Interpreting the result

So what do we have here? In the 2-dimensional configuration that we have created, the distances between the cities are proportional to the time it takes to travel between these cities, using public transport. In the previous example, we used geographical distances between the cities as distances, which meant that we could plot the resulting configuration on a blank map of the Netherlands, and thereby create a quite accurate geographical map. That was possible because that configuration (with geographical distances), and the blank map we pasted it on both model ‘geographical space’. However, our new configuration, which is based on travelling times as distances, models a different kind of space. Let us call this space the ‘travelling time space’ for now.

In principle these two spaces are not really comparable. However, I thought it would still be interesting to plot both of them on a blank map of the Netherlands. Therefore, I took the configuration that I produced in my previous example (again, based on geographical distances), and copied the coordinates of that configuration in the file of the new configuration (based on travelling time). Thus, I now have a file with 4 coordinate columns, 2 of which hold the coordinates of the cities in our space of geographical distances, and 2 of which hold the coordinates of the cities in our space of travelling times (I switched some of the dimensions around to make sure that the configurations are oriented in an intuitive way). The resulting file can be seen below.

Both configurations - data file

I imported this file into Gephi, and I plotted and exported the two configurations separately. I then used Inkscape to integrate the two plots, making two different versions of the integration. In one version I used the city of Utrecht as my reference point (making sure that the position of Utrecht overlaps in both plots), because it is a central and major public transport hub in the Netherlands. In the other version I used Rotterdam as my reference point, because this lead to a result in which the cities in the two configurations lie much closer to each other (also, because I have lived in Rotterdam for quite some time, I am a bit biased, and think that Rotterdam is the best reference point that you can have in the Netherlands).

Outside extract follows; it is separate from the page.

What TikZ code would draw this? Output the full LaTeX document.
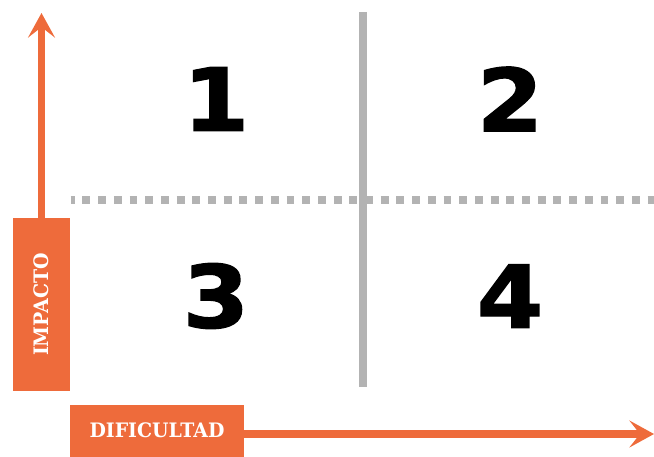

I gave the cities that serve as reference points a green colour to emphasise their special role in the plots, I gave the cities in the geographical space a blue colour, and I gave the cities in the travel time space an orange colour. I then pasted the results on top of a blank map of the Netherlands, and made sure that the position of the cities in the geographical space (blue) are more or less correct. It should be noted that integrating the two spaces is, in principle, not possible, but by doing so we can make some simple comparisons of the relative distances between the cities in the two types of spaces. Using the blank map of the Netherlands mostly makes this exercise less boring, but (as we will see below) may also help us explain some observations. The resulting plots can be seen below.

Combined map A

Combined map B

What is immediately obvious is that in the space of travelling times the relative distances between the cities are different from their relative distances in the geographical space. Some cities seem to be closer to each other (e.g., Utrecht and Zwolle, Leeuwarden and Groningen, Rotterdam and Breda), while other cities are further away from each other (Utrecht and Maastricht, Utrecht and Rotterdam, Zwolle and Den Helder, Rotterdam and Middelburg). The interpretations I give below should really be taken with a grain of salt, because they are all based on intuitions, rough guesses, and pairwise comparisons of city’s positions, where it is probably much more helpful to consider the configuration as a whole (but I don’t want to break my brain; I am going to need it for a bit longer).

In both configurations, Den Helder and Middelburg are both further away from all the other cities in the travel time space than in the geographical space. Intuitively, I think this makes sense, because due to their geographical locations, these two cities seem relatively hard to reach by public transport (or even in general). For example, there is a natural barrier between Den Helder on the one hand, and Leeuwarden, Groningen and Zwolle on the other hand. It is possible to reach Den Helder from Leeuwarden more or less directly by bus (I suspect this bus crosses the “Afsluitdijk”, indicated on the map by the line between the land mass of Den Helder, and the land mass of Leeuwarden and Groningen), but it is not possible to make that journey by train (you would have to travel via Utrecht). The estuary in which Middelburg is located can also be understood to act as a kind of natural barrier. According to a map of Dutch train tracks, there is only one train track that leads to Middelburg, coming (more or less) from the direction of Breda.

Other observations are a bit harder to explain. For example, Utrecht seems to have moved quite a bit to the northeast (this can be seen most easily in the plot where Rotterdam is the anchoring point). It might be that this is because Utrecht is less affected by the natural barrier formed by the “IJsselmeer”, and is therefore relatively close to both Den Helder and Groningen and Leeuwarden, but that does not explain, for example, why the distance between Utrecht and Rotterdam has increased. Here, it may have to do something with the exact route taken by trains that run between these two cities, and the number of stops they have to make on the way. However, it may be necessary to consider the distances between a multitude of cities to fully understand these observations. For example, Rotterdam and Breda are pulled towards each other because there is a high speed train service between these cities that does not run between most other cities. At the same time, Breda and Utrecht are probably pushed away from each other because they are relatively poorly (or indirectly) connected. Thus, these can be understood as pulling (Rotterdam-Breda) and pushing (Utrecht-Breda) forces that act against each other, while also interacting with other pulling and pushing forces, finally leading to a rather complex picture. As I mentioned before, offering a good interpretation of these distances, and especially of the differences between the geographical and the travelling time distances, is a bit tricky.

Closing statements

This was another simple example of performing MDS in R and Gephi, and I hope you enjoyed it. As promised in the first post, I will try to write posts with additional examples in the future, probably focusing more on “social distances”, thereby moving further away from the more intuitive types of distances such as geographical distance and travelling time. I hope these future examples will make clear that the concepts of space and distance can be generalised in ways that we would not consider in our daily lives, and that they can show us things that interesting and relevant from a social scientific point of view (for example, some of Bourdieu’s most famous work makes heavy use of forms of ‘social distance’). For now, I say goodbye.